The three-year project begins in May with a kick-off meeting at Qatar University to discuss the first steps. The team will install sensors on a couple of existing bridges in Qatar to monitor their behavior by the end of the year.
On campus, Mahgoub plans to hire a post-doctorate fellow to work on the system and recruit undergraduates to analyze the data they will be receiving from the sensors and to construct graphs to illustrate it. The team will also build a small bridge model to test in NJIT's structural lab. NJIT has been allocated a portion of the grant to complete its work.

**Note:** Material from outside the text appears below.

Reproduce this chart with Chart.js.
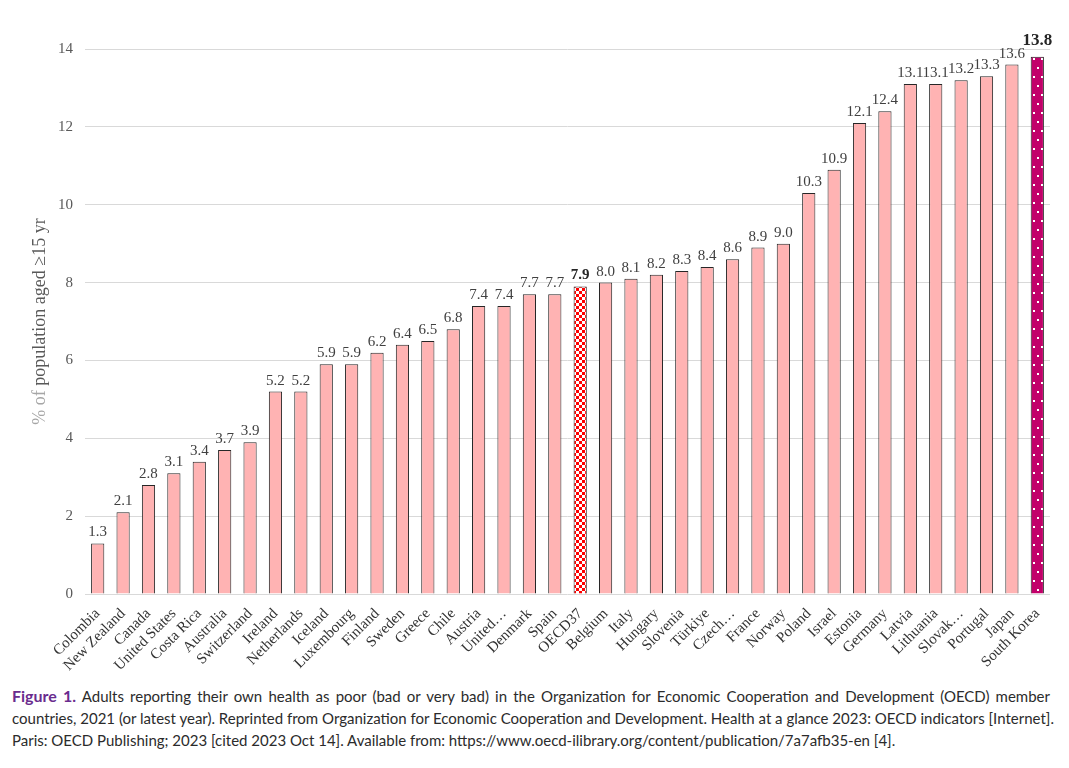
<!DOCTYPE html>
<html>
<head>
<meta charset="utf-8">
<script src="https://cdn.jsdelivr.net/npm/chart.js@4"></script>
<style>
  html, body { margin: 0; padding: 0; background: #fff; }
  #wrap { position: relative; width: 1069px; height: 768px; }
  #box { position: absolute; left: 0; top: 0; width: 1069px; height: 680px; }
  #caption {
    position: absolute; left: 12px; top: 685px; width: 1038px;
    font-family: Lato, "Open Sans", sans-serif; font-size: 15px; line-height: 22px;
    color: #2b2b2b;
  }
  #caption div { white-space: nowrap; text-align: justify; text-align-last: justify; }
  #caption div.last { text-align: left; text-align-last: left; }
  #caption b { color: #6a2c8e; font-size: 16px; }
</style>
</head>
<body>
<div id="wrap">
  <div id="box"><canvas id="chart"></canvas></div>
  <div id="caption">
    <div><b>Figure 1.</b> Adults reporting their own health as poor (bad or very bad) in the Organization for Economic Cooperation and Development (OECD) member</div>
    <div>countries, 2021 (or latest year). Reprinted from Organization for Economic Cooperation and Development. Health at a glance 2023: OECD indicators [Internet].</div>
    <div class="last">Paris: OECD Publishing; 2023 [cited 2023 Oct 14]. Available from: https://www.oecd-ilibrary.org/content/publication/7a7afb35-en [4].</div>
  </div>
</div>
<script>
const countries = [
  'Colombia', 'New Zealand', 'Canada', 'United States', 'Costa Rica', 'Australia',
  'Switzerland', 'Ireland', 'Netherlands', 'Iceland', 'Luxembourg', 'Finland',
  'Sweden', 'Greece', 'Chile', 'Austria', 'United…', 'Denmark', 'Spain', 'OECD37',
  'Belgium', 'Italy', 'Hungary', 'Slovenia', 'Türkiye', 'Czech…', 'France', 'Norway',
  'Poland', 'Israel', 'Estonia', 'Germany', 'Latvia', 'Lithuania', 'Slovak…',
  'Portugal', 'Japan', 'South Korea'
];
const poorHealth = [
  1.3, 2.1, 2.8, 3.1, 3.4, 3.7,
  3.9, 5.2, 5.2, 5.9, 5.9, 6.2,
  6.4, 6.5, 6.8, 7.4, 7.4, 7.7, 7.7, 7.9,
  8.0, 8.1, 8.2, 8.3, 8.4, 8.6, 8.9, 9.0,
  10.3, 10.9, 12.1, 12.4, 13.1, 13.1, 13.2,
  13.3, 13.6, 13.8
];
const yTicks = [0, 2, 4, 6, 8, 10, 12, 14];
const averageLabel = 'OECD37';
const highlightLabel = 'South Korea';

const PINK = '#ffb3b3';
const SERIF = '"Liberation Serif", serif';

// checkerboard fill for the OECD average bar
function checkerPattern() {
  const c = document.createElement('canvas');
  c.width = 6; c.height = 6;
  const g = c.getContext('2d');
  g.fillStyle = '#ffffff'; g.fillRect(0, 0, 6, 6);
  g.fillStyle = '#ff0000';
  g.fillRect(0, 0, 3, 3);
  g.fillRect(3, 3, 3, 3);
  return g.createPattern(c, 'repeat');
}

// dotted magenta fill for South Korea
function dotPattern() {
  const c = document.createElement('canvas');
  c.width = 8; c.height = 18;
  const g = c.getContext('2d');
  g.fillStyle = '#c2006a'; g.fillRect(0, 0, 8, 18);
  g.fillStyle = '#ffffff';
  g.fillRect(1, 4, 2, 2);
  g.fillRect(5, 13, 2, 2);
  return g.createPattern(c, 'repeat');
}

const fills = countries.map(c =>
  c === averageLabel ? checkerPattern() : c === highlightLabel ? dotPattern() : PINK);

// value labels above the bars
const valueLabels = {
  id: 'valueLabels',
  afterDatasetsDraw(chart) {
    const ctx = chart.ctx;
    const meta = chart.getDatasetMeta(0);
    ctx.save();
    ctx.textAlign = 'center';
    ctx.textBaseline = 'alphabetic';
    meta.data.forEach((bar, i) => {
      const name = countries[i];
      let gap = 7;
      if (name === highlightLabel) {
        ctx.font = 'bold 17px ' + SERIF;
        ctx.fillStyle = '#262626';
        gap = 12;
      } else if (name === averageLabel) {
        ctx.font = 'bold 15px ' + SERIF;
        ctx.fillStyle = '#262626';
      } else {
        ctx.font = '15px ' + SERIF;
        ctx.fillStyle = '#404040';
      }
      ctx.fillText(poorHealth[i].toFixed(1), bar.x, bar.y - gap);
    });
    ctx.restore();
  }
};

// two-tone rotated y axis title
const yTitle = {
  id: 'yTitle',
  afterDraw(chart) {
    const ctx = chart.ctx;
    const a = chart.chartArea;
    const part1 = '% of ';
    const part2 = 'population aged ≥15 yr';
    ctx.save();
    ctx.font = '18px ' + SERIF;
    const w1 = ctx.measureText(part1).width;
    const w2 = ctx.measureText(part2).width;
    ctx.translate(40, (a.top + a.bottom) / 2);
    ctx.rotate(-Math.PI / 2);
    ctx.textBaseline = 'middle';
    ctx.textAlign = 'left';
    const start = -(w1 + w2) / 2;
    ctx.fillStyle = '#a6a6a6';
    ctx.fillText(part1, start, 0);
    ctx.fillStyle = '#595959';
    ctx.fillText(part2, start + w1, 0);
    ctx.restore();
  }
};

new Chart(document.getElementById('chart'), {
  type: 'bar',
  data: {
    labels: countries,
    datasets: [{
      data: poorHealth,
      backgroundColor: fills,
      borderColor: '#262626',
      borderWidth: 1,
      borderSkipped: 'bottom',
      barPercentage: 0.52,
      categoryPercentage: 1.0
    }]
  },
  options: {
    responsive: true,
    maintainAspectRatio: false,
    animation: false,
    layout: { padding: { top: 49, right: 19, left: 0, bottom: 0 } },
    plugins: { legend: { display: false }, tooltip: { enabled: false } },
    scales: {
      x: {
        grid: { display: false },
        border: { display: false },
        ticks: {
          autoSkip: false, minRotation: 45, maxRotation: 45, padding: 3,
          color: '#333333', font: { family: SERIF, size: 15 }
        },
        afterFit(s) { s.height = 86; }
      },
      y: {
        min: 0, max: 14,
        afterBuildTicks(s) { s.ticks = yTicks.map(v => ({ value: v })); },
        grid: { color: '#d9d9d9', lineWidth: 1, drawTicks: false },
        border: { display: false },
        ticks: {
          padding: 12, color: '#595959',
          font: { family: SERIF, size: 15 }
        },
        afterFit(s) { s.width = 85; }
      }
    }
  },
  plugins: [valueLabels, yTitle]
});
</script>
</body>
</html>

"CIM students at NJIT will learn how to detect and predict concrete damage by analyzing the collected data from the wireless network that is attached to any structure," Mahgoub said, adding that they will be able to apply what they learn in future construction management jobs "to evaluate infrastructure in the U.S. and around the world."
His network would also optimize efficiency and cut costs by dramatically reducing the number of sensors used to gather data, as well as the amount of data collected. Sensors would be triggered only when there is movement on the bridge and not continuously as is now standard practice, saving time and labor sifting through reams of data collected in the middle of the night, for example, when it conveys little meaningful information.
"It takes so much time to analyze and much of it is irrelevant," he said. "We would also save money, labor and traffic interruptions by optimizing when to intervene and make repairs – deciding whether a smaller fix is needed in the short-term or whether it is better to wait for a larger fix."
Other members of the collaboration include an electrical engineering team at Memorial University in Canada, which will investigate electrical aspects of the wireless sensor network, and another electrical engineering team at Qatar University that will install the wireless network and collect the data.